Their youthful verve won them some unlikely fans. They formed the musical background to Paul McCartney's "Eleanor Rigby" and Elvis Costello learnt musical notation so that they could work together on The Juliet Letters.
Like the Kronos, the Brodskys have eschewed traditional evening dress and they prefer to perform standing up. "There is so much more energy," says Thomas. "The usual image of a quartet is of an elite, compact insular unit with the audience like voyeurs. Standing up lets the audience in more."
Most of the new quartets prefer to stick to more traditional repertoire than the Brodsky and the Kronos but inject it with such youthful vigour that chamber music is enjoying its biggest boom since the 1930s. One of the attractions is the size and the scope of the repertoire available.
The Polish violist Krzysztof Chorzelski formed the four-year-old Belcea Quartet with students at the Royal College of Music because he disapproved of what he calls the increasingly industrial approach of orchestras. With the youngest player only 21, the Belcea is already beginning to attract critical acclaim. "Players are becoming like an employee in a factory," he says. "Chamber music offers less financial stability but more creativity."
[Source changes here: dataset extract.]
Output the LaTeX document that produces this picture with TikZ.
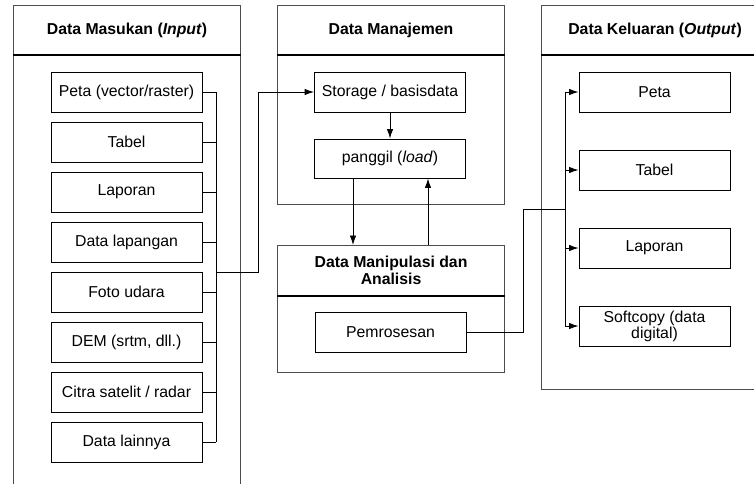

A more unconventional explanation for the trend is offered by Georges Zeisel who in 1987 launched Pro-Quartet, a foundation to raise the standard of chamber music in France. He believes musical tastes mirror the political climate and points out that the revival began in earnest in the 1980s when the Communist bloc was crumbling.
Jonas Krejci, 28, a cellist with the Prague-based Skampa Quartet agrees that independence, political or personal, is the lure for the modern musician. "I felt an orchestra was too impersonal and I didn't feel I could get my ideas across as one player among 60," he says. The group formed just after the Velvet Revolution which meant that they, unlike their predecessors, could travel freely abroad to establish their reputation. They became the first ensemble ever to be appointed a residency at the Wigmore Hall.
While there may be more room for individuality in a quartet, the players must do without the protection of an orchestra and the freedom of a soloist. Each must work in perfect accord with the others. The enforced intimacy is an added stress, particularly on tour. "It's like a marriage, so there's always some friction," says Krejci. "You are four people trying to be as one so there is no room for ego."
The Sorrel Quartet is classical music's equivalent to The Spice Girls. The all-woman band in their colourful silk shirts is another sign of the changing face of chamber music. "We try to be gutsy and not feminine, but we do sometimes have to make more of an effort because we are all women and people notice us." They have recorded works by Britten, Tavener and Doreen Carwithen, widow of the composer William Alwyn and are about to start the complete cycle of Shostakovich quartets. In June they give the world premiere of John Pickard's fourth quartet at the Wigmore Hall.
Whether all these ensembles will survive is another matter. The Brodsky's experience is encouraging for young quartets like the Belcea who are just starting out. "When we began we were conditioned to think that only when we were old and grey would people accept us," says Belton. "But we abandoned our tails to avoid the dusty quartet image and experimented with new kinds of music."